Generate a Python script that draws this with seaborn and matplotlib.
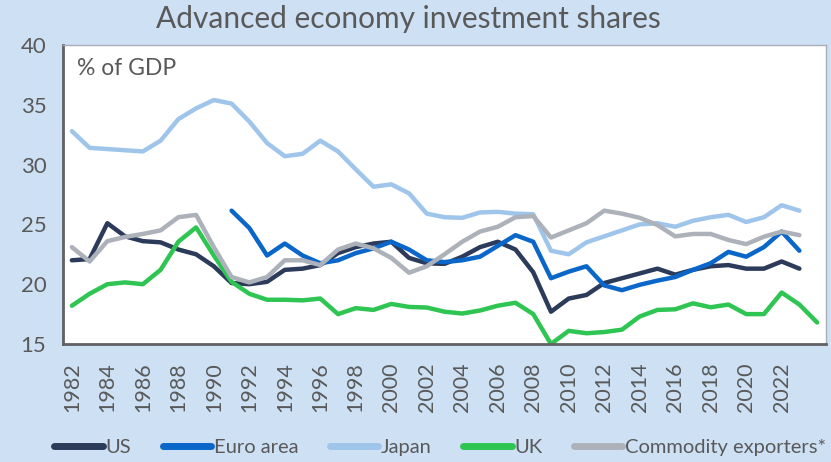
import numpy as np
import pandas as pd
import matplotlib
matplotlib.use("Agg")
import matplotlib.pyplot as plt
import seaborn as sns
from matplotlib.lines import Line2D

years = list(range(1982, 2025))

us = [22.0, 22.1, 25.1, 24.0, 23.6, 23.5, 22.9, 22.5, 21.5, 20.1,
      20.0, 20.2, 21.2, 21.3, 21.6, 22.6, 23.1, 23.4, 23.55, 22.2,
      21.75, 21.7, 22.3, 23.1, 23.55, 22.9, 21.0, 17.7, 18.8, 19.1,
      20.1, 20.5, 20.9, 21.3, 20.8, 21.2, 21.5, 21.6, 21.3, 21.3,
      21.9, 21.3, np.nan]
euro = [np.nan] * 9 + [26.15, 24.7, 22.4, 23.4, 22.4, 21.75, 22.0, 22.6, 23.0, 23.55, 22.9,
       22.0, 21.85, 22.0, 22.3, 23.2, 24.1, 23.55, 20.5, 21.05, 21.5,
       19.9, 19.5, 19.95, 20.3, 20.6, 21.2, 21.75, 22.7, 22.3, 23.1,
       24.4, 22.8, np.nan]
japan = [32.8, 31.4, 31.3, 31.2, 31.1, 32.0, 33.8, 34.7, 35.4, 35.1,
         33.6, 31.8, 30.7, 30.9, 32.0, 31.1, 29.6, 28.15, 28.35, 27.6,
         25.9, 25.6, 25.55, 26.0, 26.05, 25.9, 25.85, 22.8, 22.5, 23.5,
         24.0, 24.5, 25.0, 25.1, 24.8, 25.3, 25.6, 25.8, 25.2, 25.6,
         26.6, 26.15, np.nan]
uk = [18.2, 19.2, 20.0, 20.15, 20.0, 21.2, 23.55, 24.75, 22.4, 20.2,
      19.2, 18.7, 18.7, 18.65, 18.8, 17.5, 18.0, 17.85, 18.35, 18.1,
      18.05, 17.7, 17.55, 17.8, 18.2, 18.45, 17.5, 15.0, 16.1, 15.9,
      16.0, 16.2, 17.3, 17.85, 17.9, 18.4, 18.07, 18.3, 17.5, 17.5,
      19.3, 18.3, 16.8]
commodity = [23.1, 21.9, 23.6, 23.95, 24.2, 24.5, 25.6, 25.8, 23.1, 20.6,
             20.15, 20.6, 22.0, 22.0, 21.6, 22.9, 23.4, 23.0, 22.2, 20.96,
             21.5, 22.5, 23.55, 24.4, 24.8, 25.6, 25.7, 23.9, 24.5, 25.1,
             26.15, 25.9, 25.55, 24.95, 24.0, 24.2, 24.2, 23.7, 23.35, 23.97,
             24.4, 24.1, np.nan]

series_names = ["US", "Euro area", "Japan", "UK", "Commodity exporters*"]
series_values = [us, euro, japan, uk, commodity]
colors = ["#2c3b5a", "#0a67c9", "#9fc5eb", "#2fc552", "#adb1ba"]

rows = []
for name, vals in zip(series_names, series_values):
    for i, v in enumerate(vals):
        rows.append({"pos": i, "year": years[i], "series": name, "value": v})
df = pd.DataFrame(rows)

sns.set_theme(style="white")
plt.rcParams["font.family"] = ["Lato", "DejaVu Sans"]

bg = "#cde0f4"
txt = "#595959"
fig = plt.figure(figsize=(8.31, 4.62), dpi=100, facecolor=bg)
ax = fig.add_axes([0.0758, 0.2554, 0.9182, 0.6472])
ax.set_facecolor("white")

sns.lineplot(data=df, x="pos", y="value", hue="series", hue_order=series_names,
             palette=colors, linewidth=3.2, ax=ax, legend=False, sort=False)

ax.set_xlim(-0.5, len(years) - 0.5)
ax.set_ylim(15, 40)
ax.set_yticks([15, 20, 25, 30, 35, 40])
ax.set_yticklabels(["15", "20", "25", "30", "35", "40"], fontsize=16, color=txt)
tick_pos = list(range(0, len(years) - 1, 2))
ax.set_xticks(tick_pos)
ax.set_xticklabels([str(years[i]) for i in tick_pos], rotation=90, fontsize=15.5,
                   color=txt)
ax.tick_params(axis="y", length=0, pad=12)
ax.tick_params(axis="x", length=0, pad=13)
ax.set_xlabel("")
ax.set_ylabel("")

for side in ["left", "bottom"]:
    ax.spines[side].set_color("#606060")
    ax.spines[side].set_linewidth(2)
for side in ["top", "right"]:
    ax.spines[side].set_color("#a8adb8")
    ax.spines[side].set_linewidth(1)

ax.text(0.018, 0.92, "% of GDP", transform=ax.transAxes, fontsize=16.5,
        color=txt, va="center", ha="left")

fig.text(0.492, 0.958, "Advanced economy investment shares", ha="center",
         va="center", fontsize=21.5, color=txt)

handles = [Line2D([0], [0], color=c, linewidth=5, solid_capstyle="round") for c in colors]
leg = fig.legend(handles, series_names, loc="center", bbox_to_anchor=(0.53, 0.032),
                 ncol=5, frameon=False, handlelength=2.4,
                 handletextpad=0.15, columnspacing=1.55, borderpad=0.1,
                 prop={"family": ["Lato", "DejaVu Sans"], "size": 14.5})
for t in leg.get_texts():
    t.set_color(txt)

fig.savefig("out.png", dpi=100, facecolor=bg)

________________

**Request:**
Repeat the lines exactly as they stand, from the opening line of the data through the line with "years = list(range(1982, 2025))". Pictures stay out of the copy.

**Finished task:**
Generate a Python script that draws this with seaborn and matplotlib.
import numpy as np
import pandas as pd
import matplotlib
matplotlib.use("Agg")
import matplotlib.pyplot as plt
import seaborn as sns
from matplotlib.lines import Line2D

years = list(range(1982, 2025))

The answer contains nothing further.